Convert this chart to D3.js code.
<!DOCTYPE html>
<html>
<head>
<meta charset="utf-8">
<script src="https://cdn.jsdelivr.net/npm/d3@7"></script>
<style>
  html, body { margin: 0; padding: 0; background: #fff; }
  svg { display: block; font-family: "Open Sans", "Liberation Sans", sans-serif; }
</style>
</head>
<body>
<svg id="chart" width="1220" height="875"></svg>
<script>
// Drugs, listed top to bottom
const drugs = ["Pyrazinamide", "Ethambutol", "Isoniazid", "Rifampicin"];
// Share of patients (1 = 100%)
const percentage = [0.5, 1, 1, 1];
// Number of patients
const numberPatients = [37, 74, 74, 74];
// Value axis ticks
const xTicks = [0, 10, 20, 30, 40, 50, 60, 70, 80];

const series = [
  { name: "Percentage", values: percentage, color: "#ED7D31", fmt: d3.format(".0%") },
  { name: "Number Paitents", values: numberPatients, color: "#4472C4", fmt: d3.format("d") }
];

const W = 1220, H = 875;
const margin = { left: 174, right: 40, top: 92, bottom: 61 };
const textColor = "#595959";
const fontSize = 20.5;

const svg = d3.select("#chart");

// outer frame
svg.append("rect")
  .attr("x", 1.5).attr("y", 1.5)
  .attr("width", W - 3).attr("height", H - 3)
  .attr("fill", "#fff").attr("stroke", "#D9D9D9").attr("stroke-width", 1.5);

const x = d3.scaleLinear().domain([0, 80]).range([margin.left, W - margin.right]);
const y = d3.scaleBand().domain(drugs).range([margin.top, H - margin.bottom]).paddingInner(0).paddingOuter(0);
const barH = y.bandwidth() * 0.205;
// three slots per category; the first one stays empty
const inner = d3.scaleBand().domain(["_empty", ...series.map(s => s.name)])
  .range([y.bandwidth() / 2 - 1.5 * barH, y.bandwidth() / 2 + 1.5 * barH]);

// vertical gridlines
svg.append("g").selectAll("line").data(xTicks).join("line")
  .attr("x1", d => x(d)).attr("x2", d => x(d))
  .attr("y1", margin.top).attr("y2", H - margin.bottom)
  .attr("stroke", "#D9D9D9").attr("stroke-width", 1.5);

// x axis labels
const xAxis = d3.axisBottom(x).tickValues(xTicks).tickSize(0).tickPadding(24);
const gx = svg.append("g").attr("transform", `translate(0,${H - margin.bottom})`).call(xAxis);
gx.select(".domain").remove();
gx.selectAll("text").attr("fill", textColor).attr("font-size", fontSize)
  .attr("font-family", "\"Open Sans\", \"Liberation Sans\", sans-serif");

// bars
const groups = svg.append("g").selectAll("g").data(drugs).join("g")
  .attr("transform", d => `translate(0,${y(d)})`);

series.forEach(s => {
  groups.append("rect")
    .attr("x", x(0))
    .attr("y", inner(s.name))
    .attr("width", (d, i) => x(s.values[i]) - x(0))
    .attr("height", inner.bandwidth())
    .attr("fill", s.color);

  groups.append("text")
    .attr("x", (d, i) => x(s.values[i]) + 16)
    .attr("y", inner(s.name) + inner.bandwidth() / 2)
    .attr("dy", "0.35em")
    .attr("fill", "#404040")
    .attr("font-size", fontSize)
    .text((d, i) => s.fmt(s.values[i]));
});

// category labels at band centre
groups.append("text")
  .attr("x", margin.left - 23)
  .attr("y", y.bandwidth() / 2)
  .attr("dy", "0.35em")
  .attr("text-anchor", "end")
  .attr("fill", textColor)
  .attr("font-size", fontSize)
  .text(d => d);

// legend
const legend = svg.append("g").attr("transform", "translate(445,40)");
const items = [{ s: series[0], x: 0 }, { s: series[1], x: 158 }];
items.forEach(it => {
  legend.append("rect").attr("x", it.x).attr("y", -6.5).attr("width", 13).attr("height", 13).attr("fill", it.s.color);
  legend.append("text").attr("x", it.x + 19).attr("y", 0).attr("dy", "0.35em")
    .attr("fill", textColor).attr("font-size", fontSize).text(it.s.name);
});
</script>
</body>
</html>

# THE TASK
Show the data once more, exactly as it was written.

# TASK ANSWER
Convert this chart to D3.js code.
<!DOCTYPE html>
<html>
<head>
<meta charset="utf-8">
<script src="https://cdn.jsdelivr.net/npm/d3@7"></script>
<style>
  html, body { margin: 0; padding: 0; background: #fff; }
  svg { display: block; font-family: "Open Sans", "Liberation Sans", sans-serif; }
</style>
</head>
<body>
<svg id="chart" width="1220" height="875"></svg>
<script>
// Drugs, listed top to bottom
const drugs = ["Pyrazinamide", "Ethambutol", "Isoniazid", "Rifampicin"];
// Share of patients (1 = 100%)
const percentage = [0.5, 1, 1, 1];
// Number of patients
const numberPatients = [37, 74, 74, 74];
// Value axis ticks
const xTicks = [0, 10, 20, 30, 40, 50, 60, 70, 80];

const series = [
  { name: "Percentage", values: percentage, color: "#ED7D31", fmt: d3.format(".0%") },
  { name: "Number Paitents", values: numberPatients, color: "#4472C4", fmt: d3.format("d") }
];

const W = 1220, H = 875;
const margin = { left: 174, right: 40, top: 92, bottom: 61 };
const textColor = "#595959";
const fontSize = 20.5;

const svg = d3.select("#chart");

// outer frame
svg.append("rect")
  .attr("x", 1.5).attr("y", 1.5)
  .attr("width", W - 3).attr("height", H - 3)
  .attr("fill", "#fff").attr("stroke", "#D9D9D9").attr("stroke-width", 1.5);

const x = d3.scaleLinear().domain([0, 80]).range([margin.left, W - margin.right]);
const y = d3.scaleBand().domain(drugs).range([margin.top, H - margin.bottom]).paddingInner(0).paddingOuter(0);
const barH = y.bandwidth() * 0.205;
// three slots per category; the first one stays empty
const inner = d3.scaleBand().domain(["_empty", ...series.map(s => s.name)])
  .range([y.bandwidth() / 2 - 1.5 * barH, y.bandwidth() / 2 + 1.5 * barH]);

// vertical gridlines
svg.append("g").selectAll("line").data(xTicks).join("line")
  .attr("x1", d => x(d)).attr("x2", d => x(d))
  .attr("y1", margin.top).attr("y2", H - margin.bottom)
  .attr("stroke", "#D9D9D9").attr("stroke-width", 1.5);

// x axis labels
const xAxis = d3.axisBottom(x).tickValues(xTicks).tickSize(0).tickPadding(24);
const gx = svg.append("g").attr("transform", `translate(0,${H - margin.bottom})`).call(xAxis);
gx.select(".domain").remove();
gx.selectAll("text").attr("fill", textColor).attr("font-size", fontSize)
  .attr("font-family", "\"Open Sans\", \"Liberation Sans\", sans-serif");

// bars
const groups = svg.append("g").selectAll("g").data(drugs).join("g")
  .attr("transform", d => `translate(0,${y(d)})`);

series.forEach(s => {
  groups.append("rect")
    .attr("x", x(0))
    .attr("y", inner(s.name))
    .attr("width", (d, i) => x(s.values[i]) - x(0))
    .attr("height", inner.bandwidth())
    .attr("fill", s.color);

  groups.append("text")
    .attr("x", (d, i) => x(s.values[i]) + 16)
    .attr("y", inner(s.name) + inner.bandwidth() / 2)
    .attr("dy", "0.35em")
    .attr("fill", "#404040")
    .attr("font-size", fontSize)
    .text((d, i) => s.fmt(s.values[i]));
});

// category labels at band centre
groups.append("text")
  .attr("x", margin.left - 23)
  .attr("y", y.bandwidth() / 2)
  .attr("dy", "0.35em")
  .attr("text-anchor", "end")
  .attr("fill", textColor)
  .attr("font-size", fontSize)
  .text(d => d);

// legend
const legend = svg.append("g").attr("transform", "translate(445,40)");
const items = [{ s: series[0], x: 0 }, { s: series[1], x: 158 }];
items.forEach(it => {
  legend.append("rect").attr("x", it.x).attr("y", -6.5).attr("width", 13).attr("height", 13).attr("fill", it.s.color);
  legend.append("text").attr("x", it.x + 19).attr("y", 0).attr("dy", "0.35em")
    .attr("fill", textColor).attr("font-size", fontSize).text(it.s.name);
});
</script>
</body>
</html>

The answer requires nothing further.